Dass der Mangel in Deutschland von Herstellern im europäischen Ausland kompensiert werden könne, halten Mauss und Tenberken für unwahrscheinlich. «Die Lage ist nirgendwo so dramatisch wie in Deutschland, aber in den Nachbarländern können meist auch nur die Heimatmärkte bedient werden“, sagt Tenberken. So haben auch Schweden, Belgien und Spanien gemeldet, dass einige Hersteller nicht liefern. Dass Apotheken im Fall von Lieferengpässen auch teurere, wirkstoffgleiche Mittel an Kassenpatient:innen abgeben können – etwa das Originalmedikament Truvada von Gilead – ist für Tenberken «hilfreich, aber eher ein Tropfen auf den heissen Stein“. Gilead habe zwar angekündigt, die Produktion zu erhöhen, doch viele Apotheken dürften Truvada nur zögerlich bestellen, weil sie auf den Kosten sitzen bleiben könnten, wenn wieder Generika verfügbar seien. „Hier ist der Gesetzgeber gefordert, dass den Apotheken kein Risiko entsteht.“
Dagnä, DAIG, DAHKA und DAH erarbeiten aktuell gemeinsam Strategien, um die Versorgung so gut wie möglich aufrechtzuerhalten: etwa neue Dreimonatspackungen zu stückeln oder Patient:innen auf die Möglichkeit einer anlassbezogenen PrEP hinzuweisen, die weniger Tabletten erfordert, allerdings nicht für alle Nutzer als geeignet gilt.
Alle Beteiligten betonen, dass die Verantwortung nun vor allem bei der Politik liege. «Die PrEP ist ein wesentlicher Bestandteil der HIV-Prävention – wenn dieser Schutz vor HIV weiter ausfällt, wird das fatale Auswirkungen haben“, sagt Sven Warminsky vom Vorstand der Deutschen Aidshilfe.
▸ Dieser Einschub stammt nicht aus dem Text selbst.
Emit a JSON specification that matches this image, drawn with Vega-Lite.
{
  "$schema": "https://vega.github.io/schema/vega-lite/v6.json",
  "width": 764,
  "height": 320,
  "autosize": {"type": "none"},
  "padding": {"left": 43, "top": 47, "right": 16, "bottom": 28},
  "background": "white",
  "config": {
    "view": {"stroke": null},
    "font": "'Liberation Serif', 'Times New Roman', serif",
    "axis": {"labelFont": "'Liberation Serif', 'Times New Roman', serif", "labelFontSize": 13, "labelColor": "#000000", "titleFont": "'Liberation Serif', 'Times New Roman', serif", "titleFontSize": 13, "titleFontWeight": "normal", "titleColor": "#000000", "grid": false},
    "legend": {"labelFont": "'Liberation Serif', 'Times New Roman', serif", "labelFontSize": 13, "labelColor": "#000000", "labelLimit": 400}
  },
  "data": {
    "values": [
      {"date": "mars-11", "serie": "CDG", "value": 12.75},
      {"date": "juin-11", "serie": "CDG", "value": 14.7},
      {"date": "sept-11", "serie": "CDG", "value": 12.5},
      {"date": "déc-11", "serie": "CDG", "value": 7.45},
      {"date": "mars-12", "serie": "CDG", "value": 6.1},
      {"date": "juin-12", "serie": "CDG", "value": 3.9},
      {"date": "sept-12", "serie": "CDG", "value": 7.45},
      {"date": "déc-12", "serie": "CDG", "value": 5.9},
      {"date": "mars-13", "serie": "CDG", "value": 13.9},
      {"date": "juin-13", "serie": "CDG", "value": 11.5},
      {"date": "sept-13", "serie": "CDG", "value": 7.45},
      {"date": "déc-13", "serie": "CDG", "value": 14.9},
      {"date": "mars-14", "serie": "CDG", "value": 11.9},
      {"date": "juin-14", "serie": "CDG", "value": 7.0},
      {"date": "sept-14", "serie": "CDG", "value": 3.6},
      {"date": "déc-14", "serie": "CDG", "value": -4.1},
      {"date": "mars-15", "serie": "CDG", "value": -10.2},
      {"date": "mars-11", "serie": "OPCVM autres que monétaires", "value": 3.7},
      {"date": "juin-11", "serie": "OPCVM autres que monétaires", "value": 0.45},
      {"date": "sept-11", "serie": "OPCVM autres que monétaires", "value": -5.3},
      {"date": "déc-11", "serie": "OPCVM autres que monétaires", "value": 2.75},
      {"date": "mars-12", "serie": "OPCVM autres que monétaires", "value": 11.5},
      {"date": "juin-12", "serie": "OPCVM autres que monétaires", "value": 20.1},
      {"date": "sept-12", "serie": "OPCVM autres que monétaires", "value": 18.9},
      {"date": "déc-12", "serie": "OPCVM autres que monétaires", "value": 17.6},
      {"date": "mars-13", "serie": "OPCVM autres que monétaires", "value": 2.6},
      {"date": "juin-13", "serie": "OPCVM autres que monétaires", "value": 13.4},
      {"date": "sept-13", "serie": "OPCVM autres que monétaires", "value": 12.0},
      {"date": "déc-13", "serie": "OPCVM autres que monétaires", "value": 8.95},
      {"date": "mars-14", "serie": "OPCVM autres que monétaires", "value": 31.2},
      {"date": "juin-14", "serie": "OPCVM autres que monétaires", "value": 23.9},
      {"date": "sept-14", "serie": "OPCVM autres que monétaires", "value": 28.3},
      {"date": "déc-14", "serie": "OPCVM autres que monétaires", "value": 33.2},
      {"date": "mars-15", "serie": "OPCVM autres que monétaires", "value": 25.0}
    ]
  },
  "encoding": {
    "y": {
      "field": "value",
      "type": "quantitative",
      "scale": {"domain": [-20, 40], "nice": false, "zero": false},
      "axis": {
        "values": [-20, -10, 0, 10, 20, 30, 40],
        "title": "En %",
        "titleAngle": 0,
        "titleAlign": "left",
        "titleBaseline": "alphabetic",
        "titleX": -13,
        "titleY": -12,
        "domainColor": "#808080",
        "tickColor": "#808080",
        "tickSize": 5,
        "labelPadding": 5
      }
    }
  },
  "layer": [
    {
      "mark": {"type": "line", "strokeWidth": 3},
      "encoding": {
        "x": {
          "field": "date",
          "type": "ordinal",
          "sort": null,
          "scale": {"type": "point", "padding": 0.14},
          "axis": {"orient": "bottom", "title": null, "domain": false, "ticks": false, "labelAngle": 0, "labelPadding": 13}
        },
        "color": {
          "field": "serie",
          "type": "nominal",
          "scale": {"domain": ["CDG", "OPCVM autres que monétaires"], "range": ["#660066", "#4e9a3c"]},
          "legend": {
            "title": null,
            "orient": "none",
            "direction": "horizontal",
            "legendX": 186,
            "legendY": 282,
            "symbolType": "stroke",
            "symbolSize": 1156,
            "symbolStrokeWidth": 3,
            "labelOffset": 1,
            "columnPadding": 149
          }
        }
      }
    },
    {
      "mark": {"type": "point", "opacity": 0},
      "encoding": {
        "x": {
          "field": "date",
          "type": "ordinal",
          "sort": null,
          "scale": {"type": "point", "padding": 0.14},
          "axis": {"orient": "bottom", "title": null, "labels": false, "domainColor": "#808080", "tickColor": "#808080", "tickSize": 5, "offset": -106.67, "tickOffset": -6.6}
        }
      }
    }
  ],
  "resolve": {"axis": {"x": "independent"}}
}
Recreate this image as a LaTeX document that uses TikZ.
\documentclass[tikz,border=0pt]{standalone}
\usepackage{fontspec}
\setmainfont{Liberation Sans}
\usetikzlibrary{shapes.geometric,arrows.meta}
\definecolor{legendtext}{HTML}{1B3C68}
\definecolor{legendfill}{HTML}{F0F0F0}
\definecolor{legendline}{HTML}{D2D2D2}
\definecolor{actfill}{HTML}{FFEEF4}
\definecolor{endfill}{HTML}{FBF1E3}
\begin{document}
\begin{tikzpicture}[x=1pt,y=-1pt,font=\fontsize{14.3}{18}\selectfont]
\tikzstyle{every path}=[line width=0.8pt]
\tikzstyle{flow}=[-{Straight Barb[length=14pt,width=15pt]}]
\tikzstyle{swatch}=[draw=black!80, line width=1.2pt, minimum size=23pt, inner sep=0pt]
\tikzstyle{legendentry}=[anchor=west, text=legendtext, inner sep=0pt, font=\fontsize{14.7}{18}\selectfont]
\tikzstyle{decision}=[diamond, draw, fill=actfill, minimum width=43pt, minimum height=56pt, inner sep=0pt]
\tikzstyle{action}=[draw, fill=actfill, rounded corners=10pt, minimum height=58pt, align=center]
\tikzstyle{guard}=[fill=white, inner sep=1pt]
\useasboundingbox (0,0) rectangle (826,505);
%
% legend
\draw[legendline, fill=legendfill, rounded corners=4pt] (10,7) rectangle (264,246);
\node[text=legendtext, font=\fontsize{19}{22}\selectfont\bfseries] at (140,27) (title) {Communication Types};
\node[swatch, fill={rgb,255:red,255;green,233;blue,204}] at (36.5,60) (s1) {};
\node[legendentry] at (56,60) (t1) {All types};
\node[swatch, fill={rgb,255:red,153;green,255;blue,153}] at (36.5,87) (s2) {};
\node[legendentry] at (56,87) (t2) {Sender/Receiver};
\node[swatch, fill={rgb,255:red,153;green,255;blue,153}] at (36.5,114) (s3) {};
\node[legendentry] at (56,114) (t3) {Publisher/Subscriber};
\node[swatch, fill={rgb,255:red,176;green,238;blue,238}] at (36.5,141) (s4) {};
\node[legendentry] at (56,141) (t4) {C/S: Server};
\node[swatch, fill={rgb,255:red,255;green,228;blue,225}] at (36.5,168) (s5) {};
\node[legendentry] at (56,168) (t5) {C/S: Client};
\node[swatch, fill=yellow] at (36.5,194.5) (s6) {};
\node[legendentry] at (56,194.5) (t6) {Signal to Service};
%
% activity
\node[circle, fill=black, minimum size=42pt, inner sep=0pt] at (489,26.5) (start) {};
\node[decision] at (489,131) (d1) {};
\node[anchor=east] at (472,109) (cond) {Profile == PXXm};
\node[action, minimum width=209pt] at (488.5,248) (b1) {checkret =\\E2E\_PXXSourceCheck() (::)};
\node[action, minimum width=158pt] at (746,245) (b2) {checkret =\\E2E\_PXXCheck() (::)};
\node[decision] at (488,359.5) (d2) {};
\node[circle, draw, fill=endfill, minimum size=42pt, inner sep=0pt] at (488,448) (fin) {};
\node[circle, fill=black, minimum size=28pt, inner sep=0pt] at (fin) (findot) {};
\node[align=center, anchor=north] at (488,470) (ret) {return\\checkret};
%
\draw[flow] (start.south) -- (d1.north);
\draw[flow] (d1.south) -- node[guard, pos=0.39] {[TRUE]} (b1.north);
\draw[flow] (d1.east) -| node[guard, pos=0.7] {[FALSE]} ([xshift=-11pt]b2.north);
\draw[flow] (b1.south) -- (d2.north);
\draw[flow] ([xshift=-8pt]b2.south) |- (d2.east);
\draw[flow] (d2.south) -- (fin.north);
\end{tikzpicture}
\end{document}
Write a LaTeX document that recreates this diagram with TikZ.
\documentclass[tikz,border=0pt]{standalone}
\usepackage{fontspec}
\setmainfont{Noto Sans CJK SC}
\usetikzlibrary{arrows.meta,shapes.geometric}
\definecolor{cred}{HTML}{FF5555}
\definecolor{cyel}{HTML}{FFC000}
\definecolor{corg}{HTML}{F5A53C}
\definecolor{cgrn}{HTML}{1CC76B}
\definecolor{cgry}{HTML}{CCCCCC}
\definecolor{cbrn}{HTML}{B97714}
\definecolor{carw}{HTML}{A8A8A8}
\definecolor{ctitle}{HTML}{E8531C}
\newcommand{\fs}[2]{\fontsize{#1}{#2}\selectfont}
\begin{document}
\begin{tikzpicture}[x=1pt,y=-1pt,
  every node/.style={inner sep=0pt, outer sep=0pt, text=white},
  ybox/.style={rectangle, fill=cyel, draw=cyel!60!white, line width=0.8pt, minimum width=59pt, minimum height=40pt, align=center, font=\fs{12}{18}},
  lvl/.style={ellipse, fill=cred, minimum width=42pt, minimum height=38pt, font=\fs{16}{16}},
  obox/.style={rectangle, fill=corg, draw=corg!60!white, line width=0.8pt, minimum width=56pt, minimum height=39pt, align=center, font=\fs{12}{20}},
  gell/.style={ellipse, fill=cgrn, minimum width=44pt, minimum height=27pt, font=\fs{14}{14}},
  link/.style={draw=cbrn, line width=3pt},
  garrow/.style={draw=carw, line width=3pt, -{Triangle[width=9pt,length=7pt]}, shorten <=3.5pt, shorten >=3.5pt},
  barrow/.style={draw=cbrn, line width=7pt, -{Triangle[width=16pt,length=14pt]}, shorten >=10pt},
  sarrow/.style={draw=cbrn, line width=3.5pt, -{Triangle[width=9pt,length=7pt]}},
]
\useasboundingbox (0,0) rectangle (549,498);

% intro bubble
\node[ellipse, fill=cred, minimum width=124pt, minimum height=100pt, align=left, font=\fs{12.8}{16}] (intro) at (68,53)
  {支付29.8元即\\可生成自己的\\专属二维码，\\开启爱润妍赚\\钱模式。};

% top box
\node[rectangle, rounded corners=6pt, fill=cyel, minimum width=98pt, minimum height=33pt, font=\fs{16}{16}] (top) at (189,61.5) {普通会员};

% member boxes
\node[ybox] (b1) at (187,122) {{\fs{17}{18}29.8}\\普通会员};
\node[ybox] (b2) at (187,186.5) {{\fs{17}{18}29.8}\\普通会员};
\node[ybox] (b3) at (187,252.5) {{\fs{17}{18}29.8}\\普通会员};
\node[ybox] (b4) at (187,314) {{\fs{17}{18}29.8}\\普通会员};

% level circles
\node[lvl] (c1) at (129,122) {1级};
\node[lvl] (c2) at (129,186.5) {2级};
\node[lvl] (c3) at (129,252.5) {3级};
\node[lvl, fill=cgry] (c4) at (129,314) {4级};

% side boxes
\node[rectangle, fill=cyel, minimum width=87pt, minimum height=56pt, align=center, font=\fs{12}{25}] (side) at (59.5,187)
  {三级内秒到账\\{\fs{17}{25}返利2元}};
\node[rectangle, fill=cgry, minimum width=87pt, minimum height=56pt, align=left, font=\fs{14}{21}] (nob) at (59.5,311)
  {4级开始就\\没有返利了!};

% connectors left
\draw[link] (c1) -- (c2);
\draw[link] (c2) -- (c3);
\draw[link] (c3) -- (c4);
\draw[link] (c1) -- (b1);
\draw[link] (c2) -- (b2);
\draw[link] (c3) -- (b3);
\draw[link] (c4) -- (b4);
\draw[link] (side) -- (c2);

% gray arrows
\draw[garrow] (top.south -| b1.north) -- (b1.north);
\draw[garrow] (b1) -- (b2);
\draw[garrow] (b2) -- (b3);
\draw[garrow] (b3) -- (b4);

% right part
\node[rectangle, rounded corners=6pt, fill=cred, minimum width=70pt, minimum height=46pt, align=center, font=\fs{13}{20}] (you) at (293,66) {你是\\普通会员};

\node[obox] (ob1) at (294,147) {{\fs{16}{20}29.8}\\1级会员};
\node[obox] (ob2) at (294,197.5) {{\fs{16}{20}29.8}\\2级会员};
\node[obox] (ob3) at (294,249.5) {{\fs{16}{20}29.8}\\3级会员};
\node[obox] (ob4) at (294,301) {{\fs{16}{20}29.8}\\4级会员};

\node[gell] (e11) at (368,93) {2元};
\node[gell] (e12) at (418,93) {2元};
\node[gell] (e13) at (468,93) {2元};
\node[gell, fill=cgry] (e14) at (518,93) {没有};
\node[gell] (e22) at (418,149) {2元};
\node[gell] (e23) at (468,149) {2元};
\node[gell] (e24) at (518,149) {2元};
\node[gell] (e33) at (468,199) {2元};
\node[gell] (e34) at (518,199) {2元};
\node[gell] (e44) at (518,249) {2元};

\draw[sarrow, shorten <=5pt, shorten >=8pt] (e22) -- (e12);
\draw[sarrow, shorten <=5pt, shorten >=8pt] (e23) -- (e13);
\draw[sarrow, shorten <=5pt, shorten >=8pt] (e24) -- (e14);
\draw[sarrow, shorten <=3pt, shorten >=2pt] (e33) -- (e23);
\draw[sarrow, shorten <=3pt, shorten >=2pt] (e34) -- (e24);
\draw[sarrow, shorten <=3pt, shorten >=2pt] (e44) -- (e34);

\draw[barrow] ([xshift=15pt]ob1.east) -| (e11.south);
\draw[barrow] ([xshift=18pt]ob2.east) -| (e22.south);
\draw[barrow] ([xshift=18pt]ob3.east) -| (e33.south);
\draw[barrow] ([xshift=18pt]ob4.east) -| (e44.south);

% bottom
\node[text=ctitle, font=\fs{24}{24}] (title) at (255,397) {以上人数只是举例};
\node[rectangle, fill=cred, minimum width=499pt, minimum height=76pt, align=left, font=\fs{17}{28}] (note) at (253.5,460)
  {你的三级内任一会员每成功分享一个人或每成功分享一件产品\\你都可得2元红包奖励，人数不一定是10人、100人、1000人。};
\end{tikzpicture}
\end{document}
Dass auch Therapien HIV-positiver Menschen nicht mehr gewährleistet sind, sei erst recht nicht hinnehmbar. «Die Politik darf Menschen, die dieses Medikament dringend brauchen, nicht im Stich lassen.“ Wie dagnä-Vorstand Stefan Mauss sagt, gehe es auch darum, dass Patient*innen, Ärzt*innen, Beratungsstellen und Sozialarbeiter*innen nicht das Vertrauen in das Gesundheitssystem verlieren. Es könne nicht sein, dass die Bundesregierung den Eindruck erwecke, über Monate einen Mangel an lebenswichtigen Medikamenten hinzunehmen.